Si potrebbe aggiungere anche molto altro, ma per questo rimandiamo chi voglia saperne di più a leggersi sul sito web del Senato il testo della progettata riforma, ovvero il disegno di legge n.1429, “revisione della parte seconda della Costituzione”, nonché la relazione che lo precede. Ci basti qui per concludere citare la “norma di chiusura del sistema” ovvero l’introduzione di “una «clausola di supremazia» in base alla quale la legge statale, su proposta del Governo (…) può intervenire su materie e funzioni che non sono di competenza esclusiva dello Stato allorché lo richiedano la “tutela dell’unità giuridica ed economica della Repubblica o lo renda necessario la realizzazione di programmi o di riforme economico-sociali di interesse nazionale”. Ricordato questo, ci pare che non vi sia bisogno di aggiungere altro.
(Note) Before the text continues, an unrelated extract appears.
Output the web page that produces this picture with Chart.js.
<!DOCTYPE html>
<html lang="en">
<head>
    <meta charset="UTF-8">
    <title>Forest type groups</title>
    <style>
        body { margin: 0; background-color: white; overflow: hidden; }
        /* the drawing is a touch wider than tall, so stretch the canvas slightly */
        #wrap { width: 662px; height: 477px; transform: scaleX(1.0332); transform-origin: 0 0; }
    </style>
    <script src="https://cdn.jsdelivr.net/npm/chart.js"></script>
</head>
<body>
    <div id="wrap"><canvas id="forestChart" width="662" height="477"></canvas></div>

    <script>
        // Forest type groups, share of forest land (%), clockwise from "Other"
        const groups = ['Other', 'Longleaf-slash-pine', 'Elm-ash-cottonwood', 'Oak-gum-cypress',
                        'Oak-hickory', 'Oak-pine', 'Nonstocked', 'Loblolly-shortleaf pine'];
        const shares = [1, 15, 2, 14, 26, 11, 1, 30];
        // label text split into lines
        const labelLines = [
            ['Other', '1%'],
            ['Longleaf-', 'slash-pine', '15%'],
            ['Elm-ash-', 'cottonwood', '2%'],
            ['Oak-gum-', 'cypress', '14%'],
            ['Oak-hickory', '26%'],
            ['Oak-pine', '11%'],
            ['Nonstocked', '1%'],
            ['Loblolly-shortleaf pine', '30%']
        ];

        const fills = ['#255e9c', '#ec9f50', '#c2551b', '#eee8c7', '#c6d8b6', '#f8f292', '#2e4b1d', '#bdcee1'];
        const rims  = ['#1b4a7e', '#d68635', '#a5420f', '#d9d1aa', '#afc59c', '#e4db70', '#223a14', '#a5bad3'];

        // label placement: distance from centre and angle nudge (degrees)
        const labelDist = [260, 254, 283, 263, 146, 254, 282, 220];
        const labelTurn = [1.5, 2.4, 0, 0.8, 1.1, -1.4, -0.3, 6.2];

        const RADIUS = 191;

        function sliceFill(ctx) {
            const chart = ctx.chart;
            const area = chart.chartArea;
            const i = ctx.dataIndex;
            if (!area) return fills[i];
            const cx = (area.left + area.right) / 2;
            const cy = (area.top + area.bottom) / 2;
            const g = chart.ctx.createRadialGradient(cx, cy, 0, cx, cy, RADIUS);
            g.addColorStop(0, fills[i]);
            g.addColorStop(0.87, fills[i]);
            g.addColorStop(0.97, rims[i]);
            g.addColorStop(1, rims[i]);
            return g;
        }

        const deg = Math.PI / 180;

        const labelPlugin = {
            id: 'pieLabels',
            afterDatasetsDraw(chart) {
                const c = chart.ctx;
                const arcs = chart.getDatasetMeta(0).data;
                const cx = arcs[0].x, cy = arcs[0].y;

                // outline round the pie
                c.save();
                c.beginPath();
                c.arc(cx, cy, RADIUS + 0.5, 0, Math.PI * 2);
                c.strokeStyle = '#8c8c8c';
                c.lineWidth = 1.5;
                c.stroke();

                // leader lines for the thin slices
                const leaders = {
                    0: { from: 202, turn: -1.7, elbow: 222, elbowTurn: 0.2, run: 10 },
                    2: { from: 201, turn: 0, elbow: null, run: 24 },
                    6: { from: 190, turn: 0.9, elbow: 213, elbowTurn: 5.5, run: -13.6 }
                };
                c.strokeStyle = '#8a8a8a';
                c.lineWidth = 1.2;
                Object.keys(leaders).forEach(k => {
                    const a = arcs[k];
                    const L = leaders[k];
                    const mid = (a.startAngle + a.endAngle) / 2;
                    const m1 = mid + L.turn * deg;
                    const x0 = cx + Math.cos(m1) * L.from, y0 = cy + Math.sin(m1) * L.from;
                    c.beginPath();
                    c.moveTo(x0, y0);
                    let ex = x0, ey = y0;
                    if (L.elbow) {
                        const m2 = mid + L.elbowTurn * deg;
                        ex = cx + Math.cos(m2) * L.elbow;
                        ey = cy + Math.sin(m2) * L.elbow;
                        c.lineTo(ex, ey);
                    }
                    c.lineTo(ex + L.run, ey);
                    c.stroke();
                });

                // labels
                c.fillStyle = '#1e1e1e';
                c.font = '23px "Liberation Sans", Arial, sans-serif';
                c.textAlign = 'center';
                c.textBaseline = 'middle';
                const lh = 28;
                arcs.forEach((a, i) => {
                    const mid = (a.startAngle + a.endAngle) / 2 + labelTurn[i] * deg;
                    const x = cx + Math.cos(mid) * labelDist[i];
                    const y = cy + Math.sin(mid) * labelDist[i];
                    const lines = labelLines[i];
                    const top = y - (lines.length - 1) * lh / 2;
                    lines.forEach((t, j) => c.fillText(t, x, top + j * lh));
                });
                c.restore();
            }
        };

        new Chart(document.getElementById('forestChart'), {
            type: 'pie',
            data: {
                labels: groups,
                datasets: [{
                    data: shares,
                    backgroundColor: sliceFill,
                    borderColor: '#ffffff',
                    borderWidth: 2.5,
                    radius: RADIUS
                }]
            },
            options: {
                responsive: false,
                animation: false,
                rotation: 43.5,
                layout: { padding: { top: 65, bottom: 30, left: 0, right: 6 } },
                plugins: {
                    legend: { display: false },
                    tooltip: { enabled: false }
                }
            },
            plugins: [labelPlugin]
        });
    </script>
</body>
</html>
Concordi, al di là di ogni altra differenza, nel convincimento che la strada dell’autonomia responsabile e della sussidiarietà non si attagli al popolo italiano, e ritenendo che l’ammodernamento dello Stato si possa fare solo giocando la carta dello statalismo e quindi di un forte potere centrale, Matteo Renzi, Silvio Berlusconi e Giorgio Napolitano stanno cercando di promuovere una riforma costituzionale in armonia con tale loro convincimento. Fin qui in linea di principio non c’è niente di male. C’è gente che, come noi, lo ritiene un catastrofico errore, ma è un’ipotesi possibile. Non va bene però che per far passare ad ogni costo questa riforma si cali un muro di silenzio sul suo contenuto, impedendo alla gente di capire quale sia la vera posta in gioco. Ferma restando l’urgenza delle riforme, quella che ci vogliono far trangugiare non è affatto la migliore riforma possibile. È una riforma pessima che, senza risolvere alcuno dei gravi problemi che già affliggono il nostro Paese, ne aggiungerebbe anzi dei nuovi. Rivendichiamo il diritto di dirlo forte e chiaro.